Cenizas del pasado

Crítica de Gustavo Castagna - Tiempo Argentino

Ensayo acerca de la violencia

Se trata de una película de auténtica independencia, sin fórmulas y teñidas de una violencia que rememora al cine periférico norteamericano. Un gran logro de Jeremy Saulnier.

En estos días de mayo las noticias procedentes del Festival de Cannes informan sobre la exhibición de Green Room, tercer título del neoyorquino Jeremy Saulnier, que narra un violento enfrentamiento entre punks y skinheads en medio de un río de sangre.
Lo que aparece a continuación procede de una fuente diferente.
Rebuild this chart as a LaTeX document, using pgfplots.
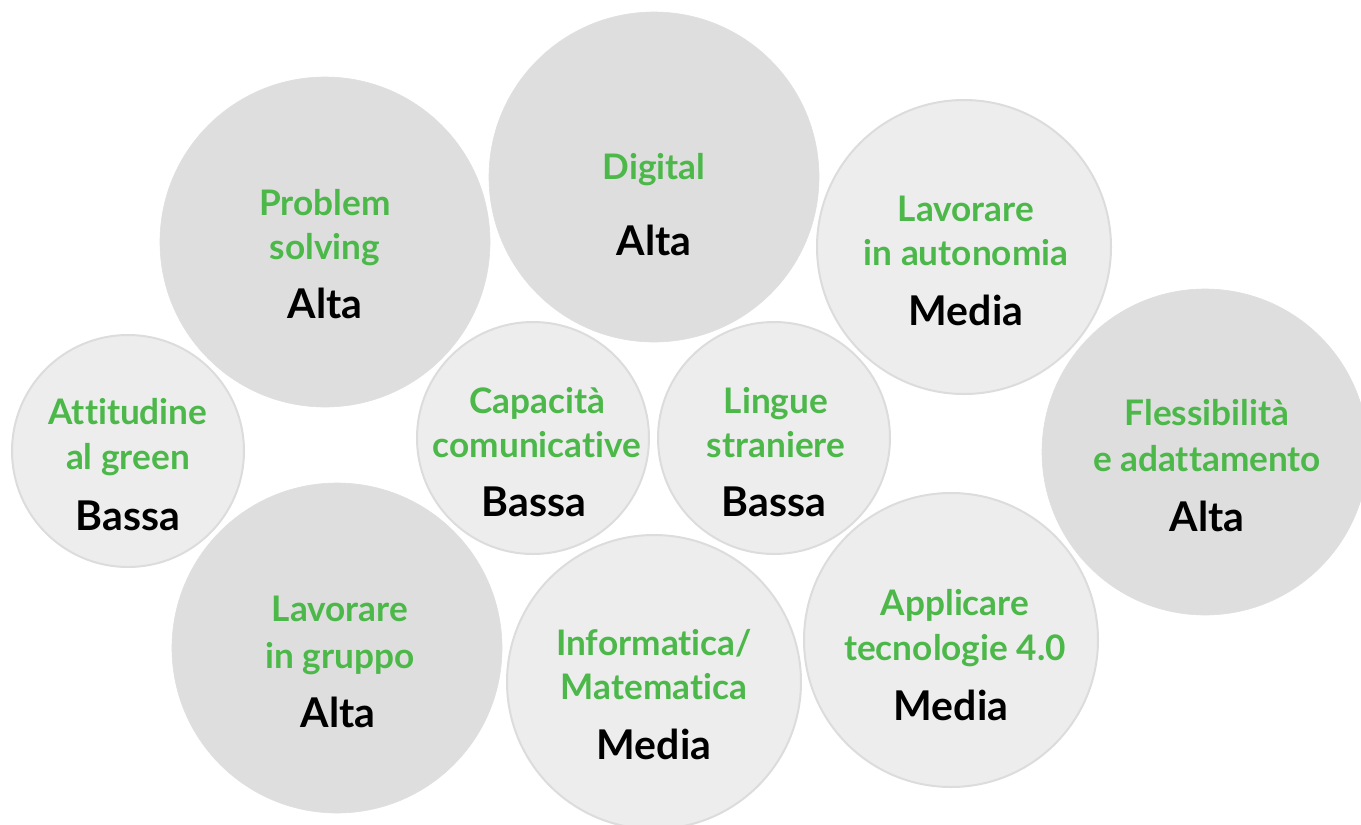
\documentclass[border=0pt]{standalone}
\usepackage{pgfplots}
\pgfplotsset{compat=1.18}
\usepackage{fontspec}
\setmainfont{Lato}[Ligatures={NoCommon}]
\definecolor{altafill}{HTML}{DEDEDE}
\definecolor{lightfill}{HTML}{EDEDED}
\definecolor{lightedge}{HTML}{DCDCDC}
\definecolor{skillgreen}{HTML}{4CB84A}
\newcommand{\gfont}{\bfseries\fontsize{17.6}{20}\selectfont}
\newcommand{\bfont}{\bfseries\fontsize{20.5}{24}\selectfont}
\begin{document}
\begin{tikzpicture}
\path[use as bounding box] (0,0) rectangle (680.5pt,412.5pt);
\begin{axis}[x=0.5pt, y=0.5pt, xmin=0, xmax=1361, ymin=0, ymax=825,
  y dir=reverse, hide axis, anchor=south west, at={(0,0)},
  clip marker paths=true]
% Alta circles
\addplot[scatter, only marks, mark=*,
  mark options={fill=altafill, draw=altafill, line width=0.3pt},
  scatter/use mapped color={fill=altafill, draw=altafill},
  visualization depends on={0.5*\thisrow{r} \as \rad},
  scatter/@pre marker code/.append style={/tikz/mark size=\rad}]
  table {
x y r
325 242 165
654 177 165
1205 452 163
337 648 165
};
% Media / Bassa circles
\addplot[scatter, only marks, mark=*,
  mark options={fill=lightfill, draw=lightedge, line width=1pt},
  scatter/use mapped color={fill=lightfill, draw=lightedge},
  visualization depends on={0.5*\thisrow{r} \as \rad},
  scatter/@pre marker code/.append style={/tikz/mark size=\rad}]
  table {
x y r
964 247 147
128 451 116
533 438 116
774 438 116
654 682 147
951 640 147
};
% Problem solving
\node[anchor=base, text=skillgreen, font=\gfont] at (axis cs:325,215) {Problem};
\node[anchor=base, text=skillgreen, font=\gfont] at (axis cs:325,259) {solving};
\node[anchor=base, text=black, font=\bfont] at (axis cs:325,318) {Alta};
% Digital
\node[anchor=base, text=skillgreen, font=\gfont] at (axis cs:654,179) {Digital};
\node[anchor=base, text=black, font=\bfont] at (axis cs:654,255) {Alta};
% Lavorare in autonomia
\node[anchor=base, text=skillgreen, font=\gfont] at (axis cs:966,221) {Lavorare};
\node[anchor=base, text=skillgreen, font=\gfont] at (axis cs:966,265) {in autonomia};
\node[anchor=base, text=black, font=\bfont] at (axis cs:966,325) {Media};
% Flessibilita
\node[anchor=base, text=skillgreen, font=\gfont] at (axis cs:1207,425) {Flessibilità};
\node[anchor=base, text=skillgreen, font=\gfont] at (axis cs:1207,471) {e adattamento};
\node[anchor=base, text=black, font=\bfont] at (axis cs:1207,531) {Alta};
% Attitudine al green
\node[anchor=base, text=skillgreen, font=\gfont] at (axis cs:128,424) {Attitudine};
\node[anchor=base, text=skillgreen, font=\gfont] at (axis cs:128,469) {al green};
\node[anchor=base, text=black, font=\bfont] at (axis cs:128,530) {Bassa};
% Capacita comunicative
\node[anchor=base, text=skillgreen, font=\gfont] at (axis cs:537,413) {Capacità};
\node[anchor=base, text=skillgreen, font=\gfont] at (axis cs:537,457) {comunicative};
\node[anchor=base, text=black, font=\bfont] at (axis cs:534,516) {Bassa};
% Lingue straniere
\node[anchor=base, text=skillgreen, font=\gfont] at (axis cs:776,413) {Lingue};
\node[anchor=base, text=skillgreen, font=\gfont] at (axis cs:776,457) {straniere};
\node[anchor=base, text=black, font=\bfont] at (axis cs:774,516) {Bassa};
% Lavorare in gruppo
\node[anchor=base, text=skillgreen, font=\gfont] at (axis cs:340,621) {Lavorare};
\node[anchor=base, text=skillgreen, font=\gfont] at (axis cs:340,668) {in gruppo};
\node[anchor=base, text=black, font=\bfont] at (axis cs:338,727) {Alta};
% Informatica / Matematica
\node[anchor=base, text=skillgreen, font=\gfont] at (axis cs:654,655) {Informatica/};
\node[anchor=base, text=skillgreen, font=\gfont] at (axis cs:654,699) {Matematica};
\node[anchor=base, text=black, font=\bfont] at (axis cs:654,759) {Media};
% Applicare tecnologie 4.0
\node[anchor=base, text=skillgreen, font=\gfont] at (axis cs:955,615) {Applicare};
\node[anchor=base, text=skillgreen, font=\gfont] at (axis cs:955,660) {tecnologie 4.0};
\node[anchor=base, text=black, font=\bfont] at (axis cs:951,720) {Media};
\end{axis}
\end{tikzpicture}
\end{document}
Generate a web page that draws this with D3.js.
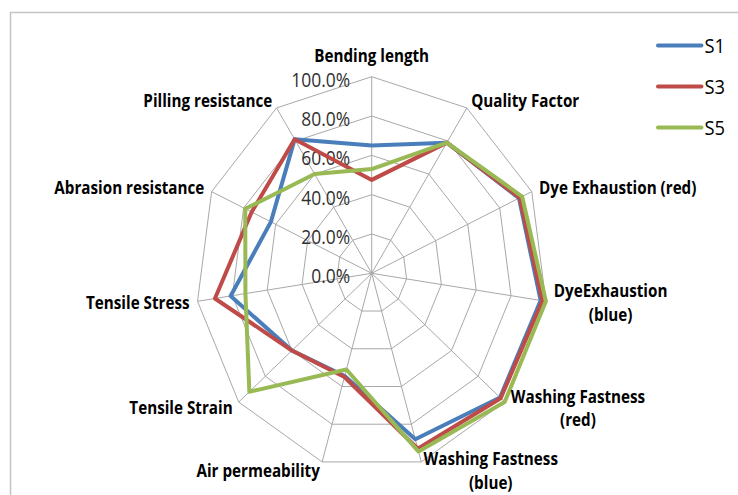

Dos años atrás, también en el prestigioso evento, Saulnier presentó Cenizas del pasado y obtuvo el importante premio de la crítica especializada, además de otros galardones en reconocidos festivales.
Pero más allá de premiaciones, la economía de recursos invertidos en el presupuesto final, los actores poco conocidos y una trama que puede confundirse con las de otras películas, el verdadero secreto de Cenizas del pasado está en su estilo seco, despojado, invadido por silencios y visceral en sus secuencias violentas que no hacen más que identificar a la puesta en escena, es decir, a cada una de las decisiones de su director para conformar un discurso original y novedoso sobre una temática hartamente representada en cine. En efecto, la trama es corta y eficaz: Dwight (Macon Blair) vive en un casi deshecho Pontiac, recorre la ciudad como un lumpen y busca en la playa algo para sobrevivir a su estado casi de miseria. Pero entre alguna invasión a casa ajena para asearse y el sinsentido que gobierna a sus acciones –no se sabe qué le pasa y ni porqué está en ese estado de abandono–, la policía le informa que los asesinos de sus padres fueron liberados por orden de un juez.
En este punto surgía más de una duda debido a tantos justicieros por mano propia y a los fríos vengadores anónimos que recorrieron el cine de los 70 y 80 mostrando una importante dosis de fascismo urbano al margen de la ley. Saulnier patea el tablero de la obviedad al construir una inesperada imagen de personaje antihéroe, instado por la venganza, pero lejos de la profesionalización y la experiencia en poseer armas y así abocarse a semejante matanza.
La tipología de Dwight es concreta como las pretensiones del film: pocas palabras, movimientos lentos y por momentos inseguros, mirada inquietante, tensión y nerviosismo al conocer a alguien antes de que se desencadene la violencia con afán de venganza. El paisaje, sucio y desértico, marginal y pueblerino, invita a la delectación fotográfica, cuestión que no debería sorprender en un director especialista en el tema. Pero el triunfo principal de Saulnier es que hizo una película auténticamente independiente, al margen del sistema, sin fórmulas y teñida de una violencia que rememora al cine periférico norteamericano de los 50 y 60, aquel también honesto y sincero en sus primitivas intenciones.